Nonetheless, we seem to have two points of disagreement. The first is in the role of Biblical values within the ideological origins of the American Constitution.
You accused me of beating a straw-man in your last post, but perhaps I can be forgiven for assuming that by Biblical values you meant values as derived from the Bible.
You say it, yourself, when you write:
Of course Classical Liberalism has more influences than just the Bible.
I could not agree more.
However, you clarified the matter when you wrote this:
one who believes in Biblical values expresses them through defending classical liberal governments and public policies.
And that, my friend, makes perfect sense.
Also, I have to say that I find your distinction between French Revolutionary ideology and American Revolutionary ideology as a distinction grounded, at least in part, in how each responded to the Judeo-Christian value system to be instructive. The reversal of the “nature-man” dichotomy through the rise of the Hebraic system into a “God-man-nature” system is also exceedingly interesting from a theological stand-point and it should give your readership a moment of pause and consideration.
I want to thank you for some good food for thought and will now move on to the next aspect of the conversation.
You write:
I never suggested you write about cooking or sports instead of Israel and antisemitism. (Not that it’s an either-or choice.) I suggested you write for a bigger purpose than just trying to convert your fellow secular progressive Jews to your new political ideology.
I actually do not have a new political ideology. My purpose was never to convert my fellow secular progressive Jews to whatever ideology that might be. This is quite simply not the case.

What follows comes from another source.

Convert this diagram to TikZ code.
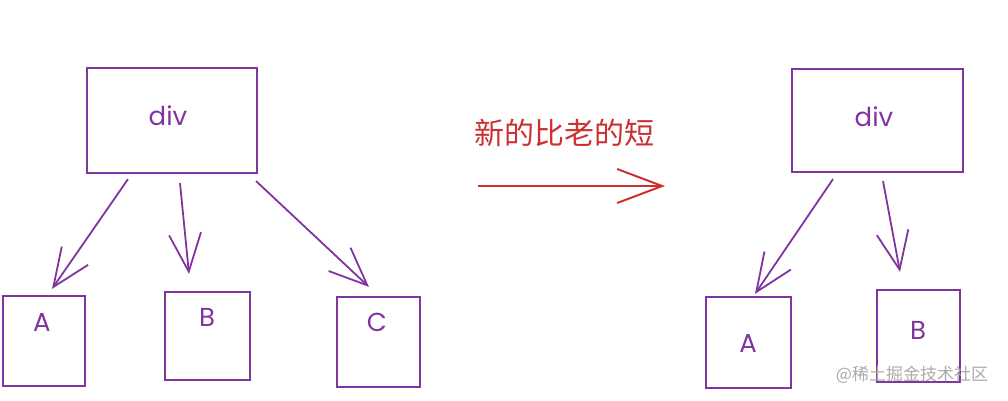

I stand up in opposition to the persecution of women in the Middle East, gay people in the Middle East, and all non-Muslims in the Middle East. I do so within the tradition of western-left social justice and in opposition to the Democratic Party and the progressive-left, because they have betrayed their essential values. Standing against political Islam is fully within the tradition of the American Civil Rights Movement and should be embraced by the left, and by the Democratic Party, but it is not.
My criticism of political Islam is thus from the left.

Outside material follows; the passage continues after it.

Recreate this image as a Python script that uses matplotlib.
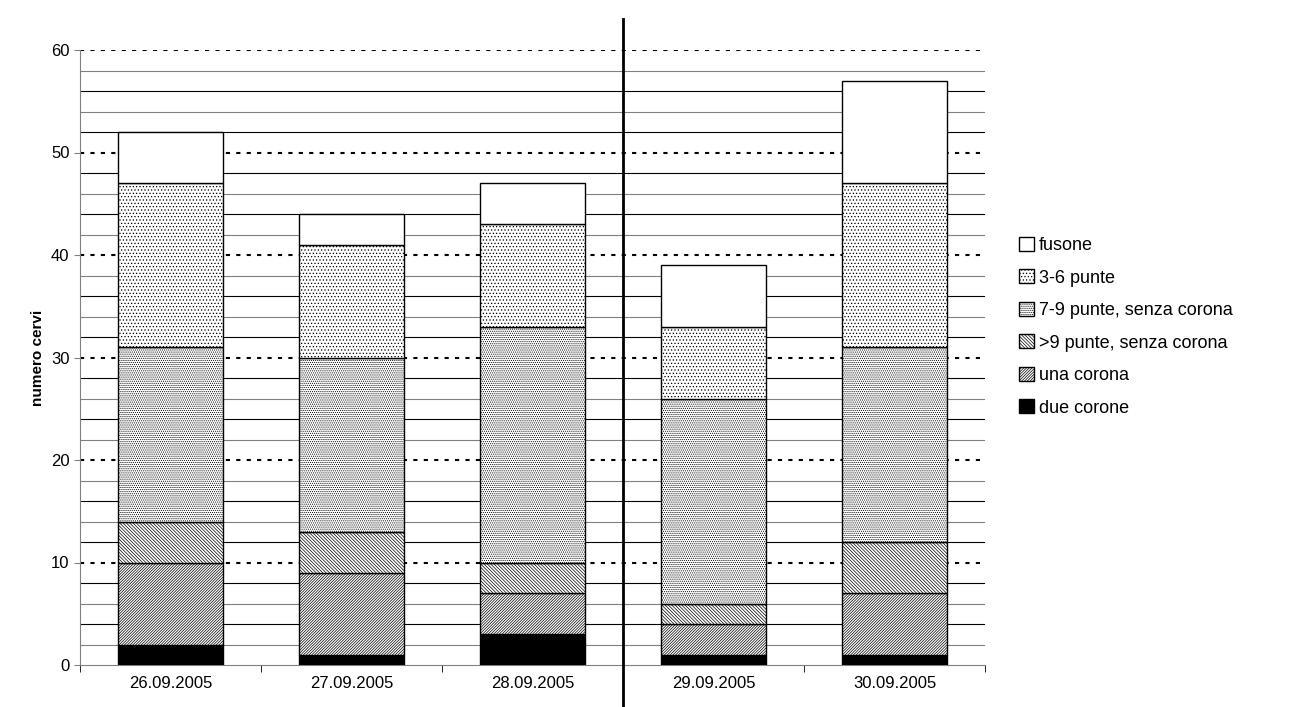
import matplotlib
matplotlib.use("Agg")
import matplotlib.pyplot as plt
import numpy as np

plt.rcParams['font.family'] = ['Liberation Sans', 'DejaVu Sans']
plt.rcParams['hatch.linewidth'] = 0.5

dates = ["26.09.2005", "27.09.2005", "28.09.2005", "29.09.2005", "30.09.2005"]
series_names = ["due corone", "una corona", ">9 punte, senza corona",
                "7-9 punte, senza corona", "3-6 punte", "fusone"]
due_corone = [2, 1, 3, 1, 1]
una_corona = [8, 8, 4, 3, 6]
oltre_9 = [4, 4, 3, 2, 5]
punte_7_9 = [17, 17, 23, 20, 19]
punte_3_6 = [16, 11, 10, 7, 16]
fusone = [5, 3, 4, 6, 10]
values = [due_corone, una_corona, oltre_9, punte_7_9, punte_3_6, fusone]
hatches = [None, '/' * 12, '\\' * 10, '.' * 8, '.' * 5, None]
faces = ['black', 'white', 'white', 'white', 'white', 'white']

fig = plt.figure(figsize=(13.08, 7.07), dpi=100)
ax = fig.add_axes([80/1308, 42/707, 905/1308, 615/707])
x = np.arange(len(dates))
bottom = np.zeros(len(dates))
handles = []
for name, v, h, fc in zip(series_names, values, hatches, faces):
    b = ax.bar(x, v, 0.58, bottom=bottom, color=fc, edgecolor='black',
               hatch=h, linewidth=1.0, label=name, zorder=3)
    handles.append(b)
    bottom += np.array(v)

for yv in range(2, 61, 2):
    if yv % 10 == 0:
        ax.axhline(yv, color='black', lw=1.5, ls=(0, (2, 3)), zorder=1)
    else:
        ax.axhline(yv, color='black' if yv % 4 == 0 else '#808080', lw=0.8, zorder=1)

ax.set_xlim(-0.5, 4.5)
ax.set_ylim(0, 60)
ax.set_yticks(range(0, 61, 10))
ax.set_xticks(x)
ax.set_xticklabels(dates)
ax.tick_params(labelsize=12, length=4, color='#808080')
ax.set_xticks(np.arange(-0.5, 4.6, 1), minor=True)
ax.tick_params(axis='x', which='major', length=0, pad=8)
ax.tick_params(axis='x', which='minor', length=5)
for s in ['top', 'right']:
    ax.spines[s].set_visible(False)
ax.spines['left'].set_color('#808080')
ax.spines['bottom'].set_color('#808080')
ax.set_ylabel("numero cervi", fontsize=11, fontweight='bold')
ax.plot([2.5, 2.5], [-0.07, 1.05], transform=ax.get_xaxis_transform(),
        color='black', lw=2, clip_on=False, zorder=5)

leg = ax.legend(handles[::-1], series_names[::-1], loc='center left',
                bbox_to_anchor=(1.02, 0.55), frameon=False, fontsize=13,
                handlelength=0.8, handleheight=0.8, handletextpad=0.3,
                labelspacing=0.85)
fig.savefig("out.png", dpi=100)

Within recent decades there has been an unacknowledged ideological tension within the progressive-left between the multicultural ideal and the ideal of universal human rights. These represent the twin-pillars of western-left thinking when it comes to human social arrangements. The fact of the matter is that notions of universal human rights have died on the left, because political Islam will simply not stand for it. The progressive-left betrayed its core values because it simply could not reconcile multiculturalism with social justice and has thereby degraded its reason to be.

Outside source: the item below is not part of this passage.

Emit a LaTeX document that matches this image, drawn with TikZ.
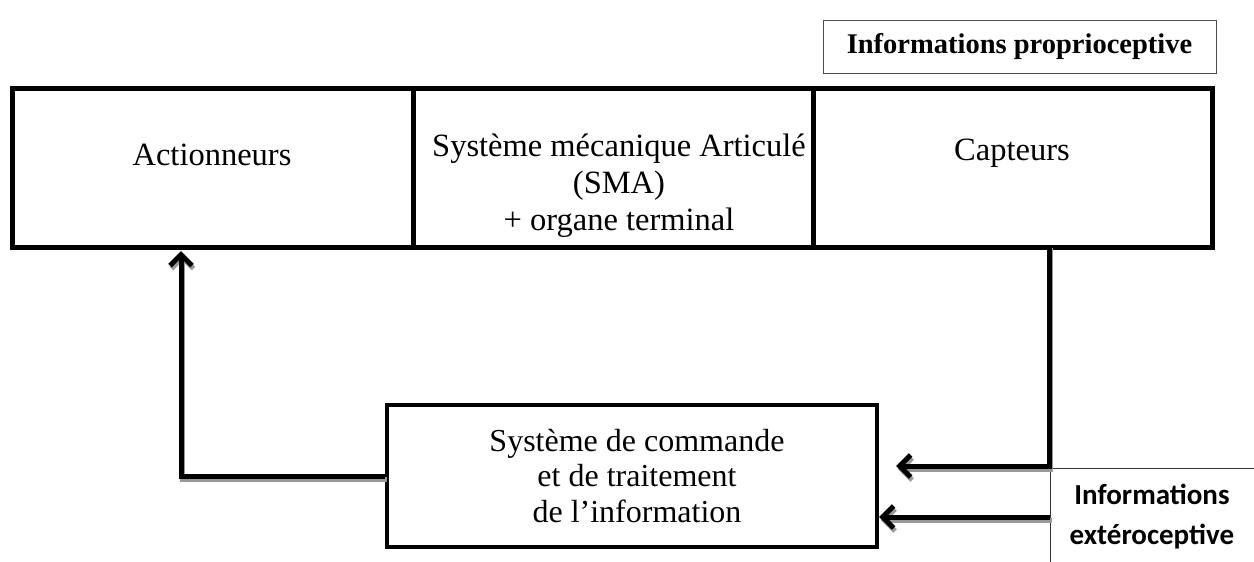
\documentclass[tikz,border=0pt]{standalone}
\usepackage{fontspec}
\setmainfont{Liberation Serif}
\newfontfamily\calfont{Carlito}
\usetikzlibrary{arrows.meta}
\begin{document}
\begin{tikzpicture}[x=1pt,y=-1pt,
  bigbox/.style={draw=black,line width=5pt,rectangle,inner sep=0pt},
  txt/.style={font=\fontsize{32.5}{38}\selectfont,align=center,inner sep=0pt},
  thin/.style={draw=black!80,line width=1pt},
  arr/.style={line width=5pt,-{Straight Barb[length=11pt,width=22pt,line width=5pt]},
    preaction={draw=black!40,line width=5pt,-{Straight Barb[length=11pt,width=22pt,line width=5pt]},
      transform canvas={xshift=1.5pt,yshift=-3pt}}}]
\useasboundingbox (0,0) rectangle (1254,562);
% top boxes
\node[bigbox,minimum width=401pt,minimum height=159pt] (act) at (212.5,167.5) {};
\node[bigbox,minimum width=400pt,minimum height=159pt] (sma) at (613,167.5) {};
\node[bigbox,minimum width=399pt,minimum height=159pt] (cap) at (1012.5,167.5) {};
\node[txt] (tact) at (212,155) {Actionneurs};
\node[txt,font=\fontsize{32.5}{37}\selectfont] (tsma) at (619,186) {Système mécanique Articulé\\(SMA)\\+ organe terminal};
\node[txt] (tcap) at (1012,153) {Capteurs};
% proprioceptive
\node[draw=black!70,line width=1pt,minimum width=393pt,minimum height=53pt,inner sep=0pt,
  font=\fontsize{28.5}{34}\selectfont\bfseries] (prop) at (1019.5,46.5) {Informations proprioceptive};
% command box
\node[draw=black,line width=4pt,minimum width=490pt,minimum height=142pt,inner sep=0pt] (cmd) at (632,476) {};
\node[txt,font=\fontsize{32}{35.5}\selectfont] (tcmd) at (637,476) {Système de commande\\et de traitement\\de l’information};
% exteroceptive
\coordinate (ext0) at (1050,468);
\draw[thin] (1254,468) -- (ext0) -- (1050,562);
\node[font=\calfont\bfseries\fontsize{29}{40}\selectfont,align=center,inner sep=0pt] (ext) at (1152,517) {Informations\\extéroceptive};
% connectors
\coordinate (c1) at (1049,245);
\coordinate (t1) at (896,466);
\draw[arr] (c1) |- (t1);
\coordinate (e2) at (1050,517);
\draw[arr] (e2) -- (cmd.east |- e2);
\coordinate (t3) at (181,251);
\draw[arr] (cmd.west) -| (t3);
\end{tikzpicture}
\end{document}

What matters most to me, as an American Jew with a liberal upbringing, however, is that the western world awaken to the threat of political Islam and acknowledge the scam which is the “Palestinian” national movement. I count you as an ally because you, and many conservatives, speak out against a significant threat and were not bewildered by the notion that the so-called “Arab Spring” stood for democracy, which it clearly did not.
The American conservative movement is at the forefront of addressing this issue and you have my sincerest thanks. You should have the sincerest thanks of all Jews, but you do not. You should, in fact, have the sincerest thanks of all liberals, but you do not. What I want, and I hope that you will help me, is simply to alert other American liberals that we need not be enslaved to the Democratic Party and the Progressive-Left movement and that if we wish to promote social justice then we must oppose political Islam.